# GIVEN TASK:
In the records below, find each line containing the word "React" and copy it.

----- INPUT DATA -----

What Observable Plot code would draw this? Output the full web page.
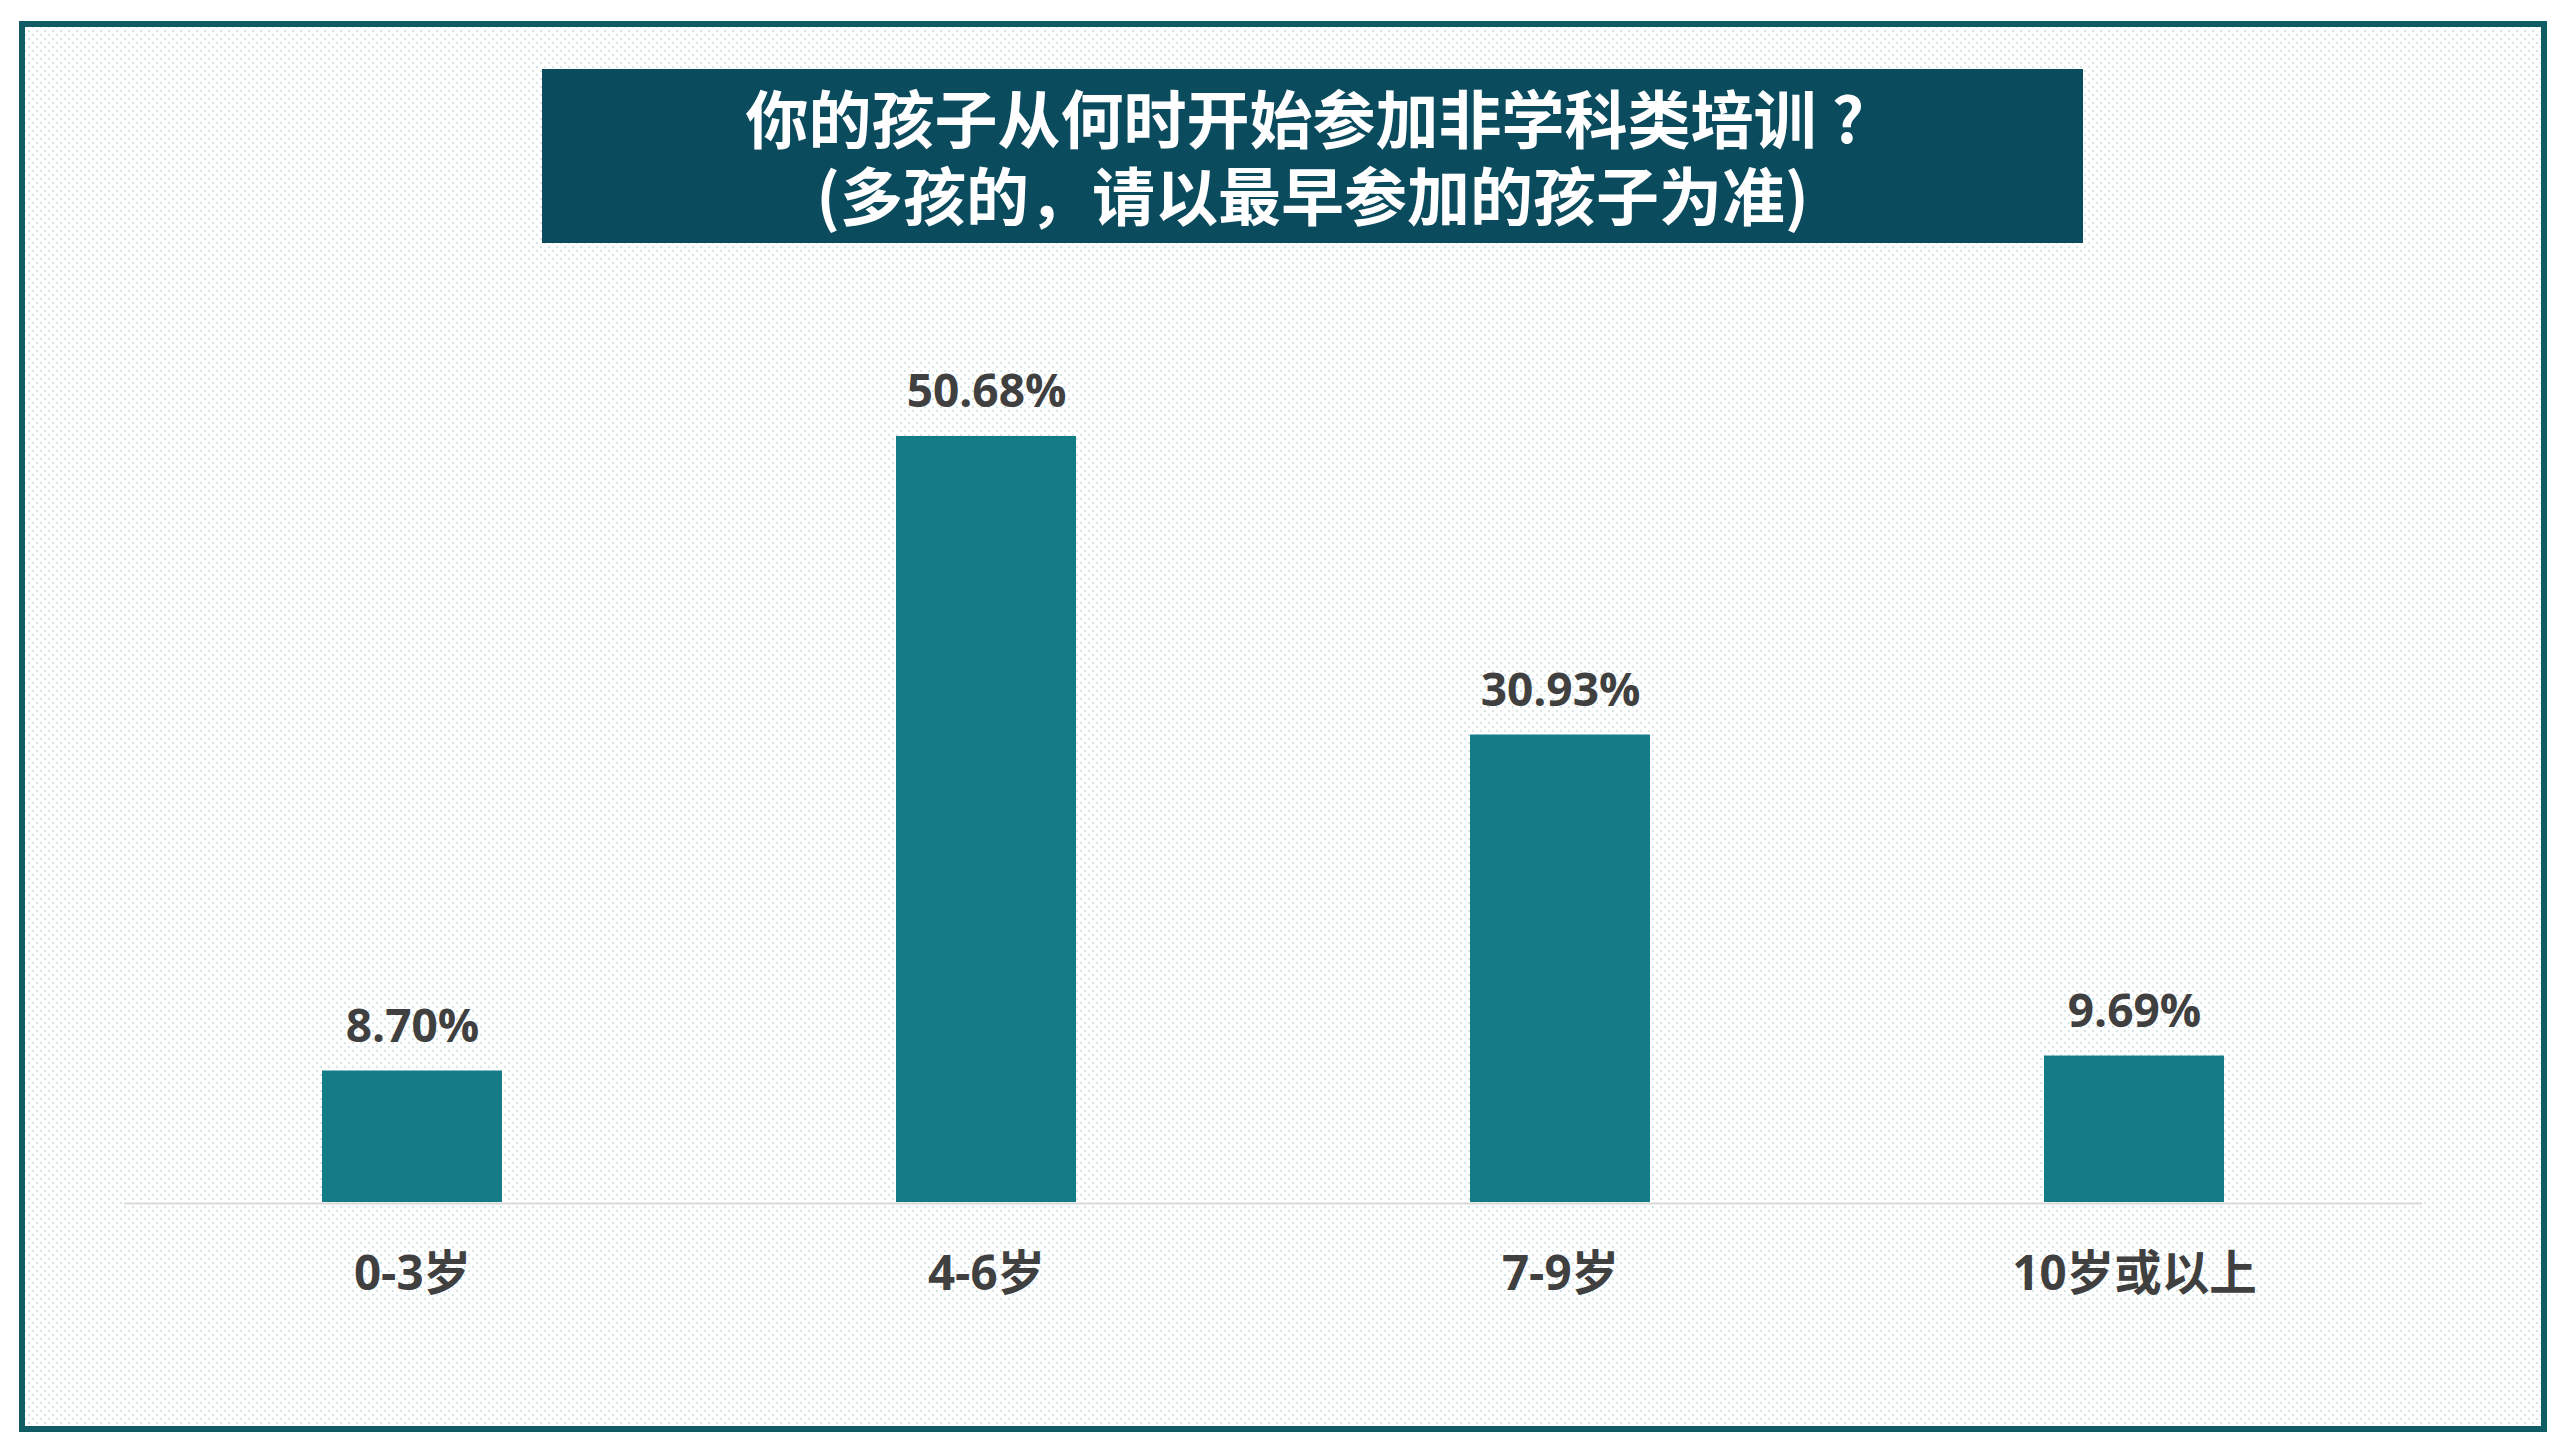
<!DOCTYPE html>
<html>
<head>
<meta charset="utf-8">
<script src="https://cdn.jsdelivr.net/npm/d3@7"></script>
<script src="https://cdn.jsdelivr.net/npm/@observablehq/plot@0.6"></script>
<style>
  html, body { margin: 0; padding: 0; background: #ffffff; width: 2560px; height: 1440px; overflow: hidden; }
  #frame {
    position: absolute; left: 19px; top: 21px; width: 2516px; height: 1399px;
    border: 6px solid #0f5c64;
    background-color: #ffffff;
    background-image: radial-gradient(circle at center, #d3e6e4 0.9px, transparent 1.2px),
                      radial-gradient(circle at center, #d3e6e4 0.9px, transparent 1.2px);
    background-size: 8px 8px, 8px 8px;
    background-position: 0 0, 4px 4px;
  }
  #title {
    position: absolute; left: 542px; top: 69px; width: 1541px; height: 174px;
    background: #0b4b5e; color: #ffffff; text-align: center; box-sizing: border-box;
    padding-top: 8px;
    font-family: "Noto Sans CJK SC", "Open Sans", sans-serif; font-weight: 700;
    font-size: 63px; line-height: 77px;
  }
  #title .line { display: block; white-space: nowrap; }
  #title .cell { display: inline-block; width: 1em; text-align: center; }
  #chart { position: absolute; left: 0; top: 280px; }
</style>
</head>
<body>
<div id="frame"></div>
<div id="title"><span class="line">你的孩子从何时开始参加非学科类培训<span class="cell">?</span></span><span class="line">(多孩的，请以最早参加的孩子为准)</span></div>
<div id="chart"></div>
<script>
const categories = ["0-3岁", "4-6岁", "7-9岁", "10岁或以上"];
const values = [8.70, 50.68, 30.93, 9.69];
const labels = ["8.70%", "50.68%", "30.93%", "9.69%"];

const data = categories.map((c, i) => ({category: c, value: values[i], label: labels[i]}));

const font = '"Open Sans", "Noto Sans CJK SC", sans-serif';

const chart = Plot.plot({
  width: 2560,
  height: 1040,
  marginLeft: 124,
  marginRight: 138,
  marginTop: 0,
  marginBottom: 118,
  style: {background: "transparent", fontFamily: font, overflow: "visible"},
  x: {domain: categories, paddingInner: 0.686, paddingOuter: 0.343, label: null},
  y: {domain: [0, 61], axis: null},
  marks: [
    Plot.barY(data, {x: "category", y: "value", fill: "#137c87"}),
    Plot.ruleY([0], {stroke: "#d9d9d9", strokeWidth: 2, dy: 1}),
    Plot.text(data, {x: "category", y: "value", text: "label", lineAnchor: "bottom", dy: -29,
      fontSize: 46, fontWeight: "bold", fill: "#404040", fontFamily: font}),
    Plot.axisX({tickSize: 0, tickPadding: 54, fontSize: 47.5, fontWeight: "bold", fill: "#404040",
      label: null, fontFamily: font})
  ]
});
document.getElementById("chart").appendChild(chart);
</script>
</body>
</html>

-----
----- INPUT DATA -----

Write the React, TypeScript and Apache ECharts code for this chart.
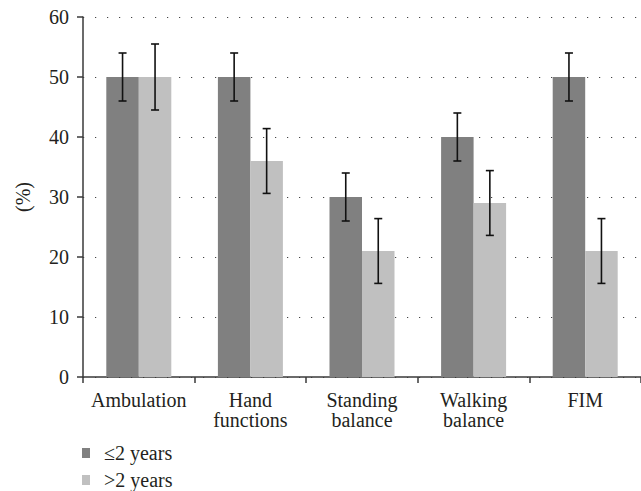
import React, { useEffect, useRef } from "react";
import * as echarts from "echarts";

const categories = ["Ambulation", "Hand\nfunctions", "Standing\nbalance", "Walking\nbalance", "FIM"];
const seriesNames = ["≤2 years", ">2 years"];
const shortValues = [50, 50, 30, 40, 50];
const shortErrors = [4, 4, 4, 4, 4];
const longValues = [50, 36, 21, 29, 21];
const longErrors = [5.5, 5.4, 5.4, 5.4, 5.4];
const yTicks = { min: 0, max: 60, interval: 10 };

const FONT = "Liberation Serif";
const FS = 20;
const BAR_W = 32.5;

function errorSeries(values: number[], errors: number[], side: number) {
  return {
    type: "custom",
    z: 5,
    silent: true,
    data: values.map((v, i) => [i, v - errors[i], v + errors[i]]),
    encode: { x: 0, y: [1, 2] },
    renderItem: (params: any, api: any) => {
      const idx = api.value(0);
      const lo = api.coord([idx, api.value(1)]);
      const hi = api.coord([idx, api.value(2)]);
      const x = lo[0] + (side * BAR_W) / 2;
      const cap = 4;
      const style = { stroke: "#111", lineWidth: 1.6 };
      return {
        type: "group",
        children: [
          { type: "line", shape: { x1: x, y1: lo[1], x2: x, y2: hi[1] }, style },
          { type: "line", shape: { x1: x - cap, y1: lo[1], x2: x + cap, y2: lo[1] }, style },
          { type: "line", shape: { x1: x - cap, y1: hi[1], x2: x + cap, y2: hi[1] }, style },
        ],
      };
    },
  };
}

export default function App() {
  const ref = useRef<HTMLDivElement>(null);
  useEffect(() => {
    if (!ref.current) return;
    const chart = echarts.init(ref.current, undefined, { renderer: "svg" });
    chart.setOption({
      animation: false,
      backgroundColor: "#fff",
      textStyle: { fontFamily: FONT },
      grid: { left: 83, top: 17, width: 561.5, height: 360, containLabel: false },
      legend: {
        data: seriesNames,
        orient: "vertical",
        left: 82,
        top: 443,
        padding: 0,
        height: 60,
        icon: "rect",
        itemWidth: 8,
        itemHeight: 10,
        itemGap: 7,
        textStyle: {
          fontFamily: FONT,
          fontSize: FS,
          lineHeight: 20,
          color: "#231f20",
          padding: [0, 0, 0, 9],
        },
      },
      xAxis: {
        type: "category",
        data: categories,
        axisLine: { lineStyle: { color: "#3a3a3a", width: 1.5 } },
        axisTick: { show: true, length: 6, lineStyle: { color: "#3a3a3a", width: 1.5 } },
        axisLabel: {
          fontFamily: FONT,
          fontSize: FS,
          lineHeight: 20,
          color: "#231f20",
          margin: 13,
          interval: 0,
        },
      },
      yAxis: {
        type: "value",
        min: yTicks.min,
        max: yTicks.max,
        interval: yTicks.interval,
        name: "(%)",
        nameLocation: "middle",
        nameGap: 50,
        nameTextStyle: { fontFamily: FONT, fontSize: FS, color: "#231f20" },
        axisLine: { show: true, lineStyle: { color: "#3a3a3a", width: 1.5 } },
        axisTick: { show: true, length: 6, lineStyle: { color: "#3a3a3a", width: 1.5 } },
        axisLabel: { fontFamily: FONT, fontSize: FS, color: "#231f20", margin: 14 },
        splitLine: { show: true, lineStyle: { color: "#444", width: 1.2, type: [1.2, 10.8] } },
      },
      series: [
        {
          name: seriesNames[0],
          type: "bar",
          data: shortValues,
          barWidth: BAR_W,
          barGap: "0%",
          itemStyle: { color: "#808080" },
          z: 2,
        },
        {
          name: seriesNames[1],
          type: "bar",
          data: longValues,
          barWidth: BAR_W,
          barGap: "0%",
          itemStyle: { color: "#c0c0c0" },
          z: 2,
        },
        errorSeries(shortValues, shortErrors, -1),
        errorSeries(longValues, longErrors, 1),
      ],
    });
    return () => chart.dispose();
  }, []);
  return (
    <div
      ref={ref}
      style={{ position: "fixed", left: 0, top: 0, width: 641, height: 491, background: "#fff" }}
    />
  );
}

-----

# SOLVED EXERCISE:
Write the React, TypeScript and Apache ECharts code for this chart.
import React, { useEffect, useRef } from "react";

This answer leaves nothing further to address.